Les voitures ont été saisies en septembre 2011 lors d’une perquisition spectaculaire, menée par les juges Roger Le Loire et René Grouman, dans les parkings du 42 avenue Foch. Un hôtel particulier de 101 pièces et plus de 5000 mètres carrés appartenant au fils Obiang, ministre de l’agriculture de la Guinée équatoriale. Ses achats automobiles avaient déjà été épinglés par un rapport de la direction générale des Douanes, révélant qu’il avait envoyé 26 voitures dans son pays natal, en 2009. Depuis juillet 2012, Téodorin est sous le coup d’un mandat d’arrêt international suite à la plainte de l’ONG Transparency International pour recel de détournement de fonds publics à l’encontre des clans Bongo (Gabon), Sassou Nguesso (Congo) et Obiang.

Plus de 38.000 biens saisis en 2012

« La vente est relativement exceptionnelle car ce ne sont pas des voitures vintage ou de collection mais des véhicules récents qui peuvent rouler », explique Damien Libert, le commissaire-priseur judiciaire chargé de la vente par l’Agence de gestion et de recouvrement des avoirs saisis et confisqués aux criminels. L’Agrasc a vu le jour en juillet 2010 et emploie désormais 18 salariés. Selon son rapport annuel, publié le 3 juillet, elle a saisi plus de 38.000 biens en 2012 pour un montant total de 773 millions d’euros, soit une quasi-multiplication par quatre par rapport à 2011. Le stock de l’Agrasc s’élève désormais à 980 millions d’euros, composé notamment à 41% d’immobilier, à 29% de comptes bancaires, à 11% d’assurances vie ou encore à 0,12% de véhicules.

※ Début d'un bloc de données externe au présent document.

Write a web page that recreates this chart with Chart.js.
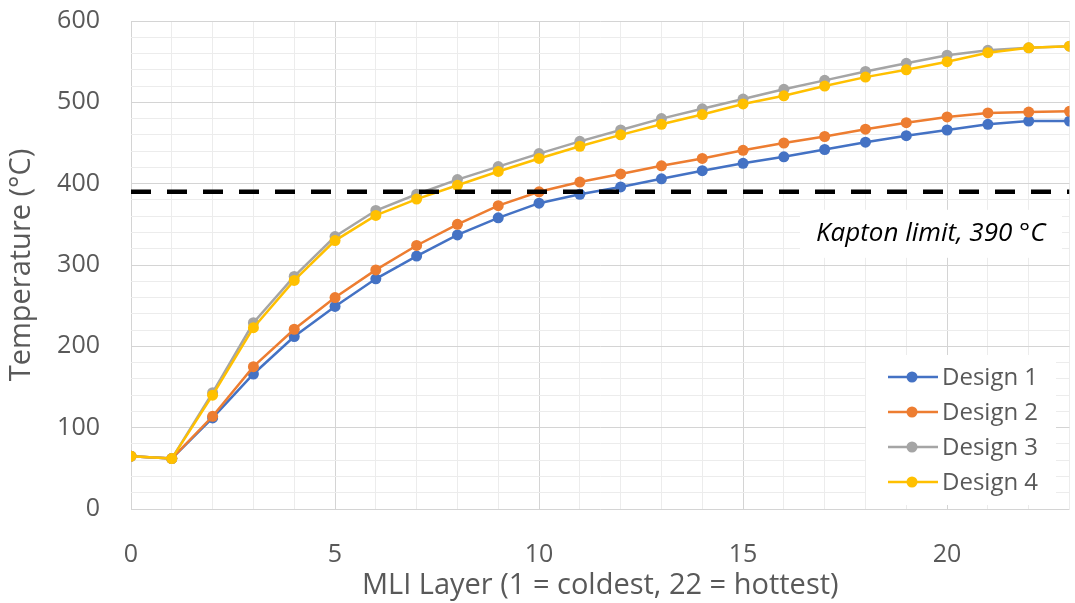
<!DOCTYPE html>
<html>
<head>
<meta charset="utf-8">
<script src="https://cdn.jsdelivr.net/npm/chart.js@4"></script>
<style>
  html, body { margin: 0; padding: 0; background: #fff; }
  #wrap { width: 1075px; height: 603px; }
</style>
</head>
<body>
<div id="wrap"><canvas id="tempChart"></canvas></div>
<script>
// MLI layer index (x)
const layers = [0, 1, 2, 3, 4, 5, 6, 7, 8, 9, 10, 11, 12, 13, 14, 15, 16, 17, 18, 19, 20, 21, 22, 23];

// temperatures (°C)
const design1 = [65, 62, 112, 166, 212, 249, 283, 311, 337, 358, 376, 387, 396, 406, 416, 425, 433, 442, 451, 459, 466, 473, 477, 477];
const design2 = [65, 62, 114, 175, 221, 260, 294, 324, 350, 373, 390, 402, 412, 422, 431, 441, 450, 458, 467, 475, 482, 487, 488, 489];
const design3 = [65, 62, 143, 229, 286, 335, 367, 387, 405, 421, 437, 452, 466, 480, 492, 504, 516, 527, 538, 548, 558, 564, 567, 569];
const design4 = [65, 62, 140, 223, 281, 330, 361, 381, 398, 415, 431, 446, 460, 473, 485, 498, 508, 520, 531, 540, 550, 561, 567, 569];

const seriesNames = ['Design 1', 'Design 2', 'Design 3', 'Design 4'];
const seriesColors = ['#4472C4', '#ED7D31', '#A5A5A5', '#FFC000'];

const kaptonLimit = 390;
const kaptonLabel = 'Kapton limit, 390 °C';
const xTitle = 'MLI Layer (1 = coldest, 22 = hottest)';
const yTitle = 'Temperature (°C)';

const FONT = '"Open Sans", "Noto Sans", sans-serif';
const TEXT = '#595959';

const toPoints = (vals) => vals.map((v, i) => ({ x: layers[i], y: v }));

const allSeries = [design1, design2, design3, design4];
const datasets = allSeries.map((vals, i) => ({
    label: seriesNames[i],
    data: toPoints(vals),
    borderColor: seriesColors[i],
    backgroundColor: seriesColors[i],
    borderWidth: 2.5,
    pointRadius: 5.5,
    pointBorderWidth: 0,
    pointHoverRadius: 5.5,
    order: allSeries.length - i
}));

datasets.push({
    label: 'limit',
    data: [{ x: layers[0], y: kaptonLimit }, { x: layers[layers.length - 1], y: kaptonLimit }],
    borderColor: '#000',
    borderWidth: 4.5,
    borderDash: [20, 16],
    pointRadius: 0,
    order: -1
});

// legend + annotation drawn inside the plot area
const overlay = {
    id: 'overlay',
    afterDatasetsDraw(chart) {
        const { ctx } = chart;
        const ys = chart.scales.y;
        ctx.save();

        // Kapton label
        ctx.font = 'italic 26px ' + FONT;
        const ly = ys.getPixelForValue(kaptonLimit) + 42;
        ctx.fillStyle = '#fff';
        ctx.fillRect(800, ly - 24, 262, 48);
        ctx.fillStyle = '#000';
        ctx.textBaseline = 'middle';
        ctx.textAlign = 'left';
        ctx.fillText(kaptonLabel, 816, ly);

        // legend
        ctx.fillStyle = '#fff';
        ctx.fillRect(866, 355, 190, 150);
        ctx.font = '24px ' + FONT;
        chart.data.datasets.slice(0, 4).forEach((ds, i) => {
            const y = 377 + i * 35;
            ctx.strokeStyle = ds.borderColor;
            ctx.lineWidth = 2.5;
            ctx.beginPath();
            ctx.moveTo(888, y);
            ctx.lineTo(938, y);
            ctx.stroke();
            ctx.fillStyle = ds.borderColor;
            ctx.beginPath();
            ctx.arc(912, y, 5.5, 0, Math.PI * 2);
            ctx.fill();
            ctx.fillStyle = TEXT;
            ctx.fillText(ds.label, 942, y + 1);
        });
        ctx.restore();
    }
};

new Chart(document.getElementById('tempChart'), {
    type: 'line',
    data: { datasets },
    options: {
        responsive: true,
        maintainAspectRatio: false,
        animation: false,
        layout: { padding: { top: 21, right: 3, left: 0, bottom: 0 } },
        plugins: { legend: { display: false }, tooltip: { enabled: false } },
        scales: {
            x: {
                type: 'linear',
                min: 0,
                max: 23,
                afterFit: (s) => {
                    s.height = 94;
                    s.paddingLeft = 0;
                    s.paddingRight = 0;
                },
                ticks: {
                    stepSize: 1,
                    autoSkip: false,
                    maxRotation: 0,
                    padding: 31,
                    color: TEXT,
                    font: { family: FONT, size: 25 },
                    callback: (v) => (v % 5 === 0 ? v : '')
                },
                grid: {
                    drawTicks: false,
                    color: (c) => (c.tick && c.tick.value % 5 === 0 ? '#d4d4d4' : '#ececec'),
                    lineWidth: 1
                },
                border: { display: false },
                title: {
                    display: true,
                    text: xTitle,
                    color: TEXT,
                    font: { family: FONT, size: 29 },
                    padding: { top: 0, bottom: 0 }
                }
            },
            y: {
                min: 0,
                max: 600,
                afterFit: (s) => {
                    s.width = 131;
                    s.paddingTop = 0;
                    s.paddingBottom = 0;
                },
                ticks: {
                    stepSize: 20,
                    autoSkip: false,
                    padding: 31,
                    color: TEXT,
                    font: { family: FONT, size: 25 },
                    callback: (v) => (v % 100 === 0 ? v : '')
                },
                grid: {
                    drawTicks: false,
                    color: (c) => (c.tick && c.tick.value % 100 === 0 ? '#d4d4d4' : '#ececec'),
                    lineWidth: 1
                },
                border: { display: false },
                title: {
                    display: true,
                    text: yTitle,
                    color: TEXT,
                    font: { family: FONT, size: 29 },
                    padding: { top: 4, bottom: 0 }
                }
            }
        }
    },
    plugins: [overlay]
});
</script>
</body>
</html>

Comme dans le cas des biens mal acquis, l’Agrasc procède parfois à la vente des biens avant que le jugement ne soit prononcé. En 2012, 1330 biens mobiliers ont ainsi été cédés avant jugement pour un montant d’1,7 million d’euros dont un semi-remorque à 60.000 euros ou une Porsche Panamera à 50.000 euros. Les criminels présumés contribuent ainsi à la réduction du déficit public: les recettes dégagées (environ 4 millions en 2012) sont reversées au budget de l’Etat, notamment à la Mission interministérielle de lutte contre la drogue et la toxicomanie.